Ten nowy model na styku państwo - obywatel to nie jedyna zmiana. Po pierwsze, wraca polityka. Wizjonerskie pomysły stworzenia w sferze euro super państwa rozwojowego, zdolnego do globalnego współzawodnictwa wywołały opór obrońców tradycyjnych państw narodowych. Marginalizowały też Komisję Europejską. Skończyło się więc na kompromisie i ograniczeniu się do modelu radykalnie regulującego i dyscyplinującego finanse.
To jest owo "euro plus" do którego Tusk zgłosił akces. Z kim to uzgodnił? Czy analizowano bilans korzyści (np. wymóg podniesienia wieku emerytalnego) z kosztami (np. wyrównanie, w wypadku Polski - podniesienie podatku od firm) ? I czy jest to kolejny przykład bezmyślnego klientelizmu i skłonności do nadmiernej, zdaniem wielu Brytyjczyków, ale też Czechów, Węgrów i Słowaków - regulacji? Żeby tylko należeć do "klubu"?
Komisja Europejska dorzuciła do tego swoje dyscyplinujące pomysły (ostre sankcje) ale też korzystne - moim zdaniem - zmiany perspektywy finansowej po 2013 roku. Korzystne, jeśli nasza administracja z wyprzedzeniem się przygotuje. I jeśli będzie to poprzedzone kompetentną dyskusją o kierunkach rozwoju, także z udziałem samorządów. Znów konieczni będą fachowcy-wizjonerzy, a nie biurokraci.
Kontraktowanie przez UE konkretnych inwestycji i elastyczne (w przekroju branżowym i regionalnym) subsydiowanie rolnictwa. Z większym naciskiem na rozwój terenów wiejskich. Administracja, podobnie jak w opisywanym wcześniej modelu będzie musiała mobilizować, tworzyć ramy dla zbiorowych, prorozwojowych działań, agregujących indywidualne wysiłki osób i firm na swoim terenie.
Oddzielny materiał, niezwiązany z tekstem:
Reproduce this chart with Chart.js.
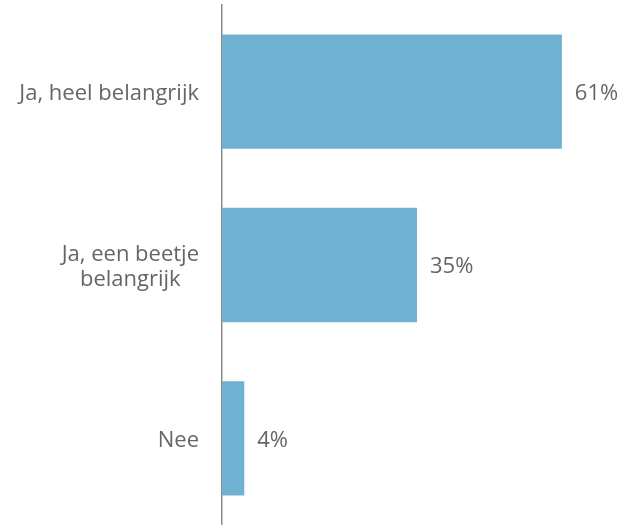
<!DOCTYPE html>
<html lang="nl">
<head>
    <meta charset="UTF-8">
    <title>Belangrijk</title>
    <script src="https://cdn.jsdelivr.net/npm/chart.js"></script>
    <style>
        html, body { margin: 0; padding: 0; background: #fff; }
        #wrap { width: 621px; height: 525px; position: relative; }
    </style>
</head>
<body>
    <div id="wrap"><canvas id="chart"></canvas></div>

    <script>
        // --- data ---
        const categories = [['Ja, heel belangrijk'], ['Ja, een beetje', 'belangrijk'], ['Nee']];
        const values = [61, 35, 4];
        const valueLabels = ['61%', '35%', '4%'];

        const FONT = "'Open Sans', sans-serif";
        const TEXT = '#666666';

        // categorie-labels links van de as (blok rechts uitgelijnd, regels gecentreerd)
        const categoryLabels = {
            id: 'categoryLabels',
            afterDraw(chart) {
                const ctx = chart.ctx;
                const y = chart.scales.y;
                ctx.save();
                ctx.font = '22px ' + FONT;
                ctx.fillStyle = TEXT;
                ctx.textAlign = 'center';
                ctx.textBaseline = 'middle';
                const lh = 25;
                categories.forEach((lines, i) => {
                    const cy = y.getPixelForTick(i) + 2;
                    const w = Math.max(...lines.map(l => ctx.measureText(l).width));
                    const cx = 199 - w / 2;
                    const top = cy - (lines.length - 1) * lh / 2;
                    lines.forEach((l, j) => ctx.fillText(l, cx, top + j * lh));
                });
                ctx.restore();
            }
        };

        // percentages achter de balken
        const valueLabelPlugin = {
            id: 'valueLabels',
            afterDatasetsDraw(chart) {
                const ctx = chart.ctx;
                const meta = chart.getDatasetMeta(0);
                ctx.save();
                ctx.font = '22px ' + FONT;
                ctx.fillStyle = TEXT;
                ctx.textAlign = 'left';
                ctx.textBaseline = 'middle';
                meta.data.forEach((bar, i) => {
                    ctx.fillText(valueLabels[i], bar.x + 13, bar.y + 2);
                });
                ctx.restore();
            }
        };

        new Chart(document.getElementById('chart'), {
            type: 'bar',
            data: {
                labels: categories,
                datasets: [{
                    data: values,
                    backgroundColor: '#6fb1d0',
                    borderWidth: 0,
                    categoryPercentage: 1,
                    barPercentage: 0.66
                }]
            },
            options: {
                indexAxis: 'y',
                responsive: true,
                maintainAspectRatio: false,
                animation: false,
                layout: { padding: { top: 5, bottom: 0, right: 9, left: 0 } },
                plugins: { legend: { display: false }, tooltip: { enabled: false } },
                scales: {
                    x: { display: false, min: 0, max: 70 },
                    y: {
                        afterFit(scale) { scale.width = 222; },
                        grid: { display: true, drawOnChartArea: false, drawTicks: false },
                        border: { display: true, color: '#8c8c8c', width: 1.5 },
                        ticks: { display: false }
                    }
                }
            },
            plugins: [categoryLabels, valueLabelPlugin]
        });
    </script>
</body>
</html>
Proponować nowe formy współpracy. Także w wymiarze euro-regionalnym, przekraczającym granice. Z urzędnikiem, który musi być nie tylko fachowcem, ale i na poły działaczem.
Powyższe zmiany wymagają wiedzy i wysiłku oraz zdolności do ponoszenia odpowiedzialności. A budowa takiego państwa XXI wieku mogłaby stać się pokoleniowym wyzwaniem dla młodych.
Po drugie jednak, dramatem Europy dziś jest widoczna, spóźniona o fazę, czkawka nacjonalizmów: od "Prawdziwych Finów" do partii Le Pena. Mają olbrzymie szanse (jak zrobił to już Wilders w Holandii) wejść do rządzących koalicji. Innowatorzy, Merkel i Sarkozy, mogą stracić władzę. Cameron ze swoim wizjonerskim podejściem może zostać sam. Owe nacjonalizmy to spóźniona obawa przed emigracją islamską.
A przecież właśnie dziś, po fali rewolucji w Afryce Północnej, jest szansa, żeby ci ludzie zostali u siebie, dumni ze swoich własnych krajów.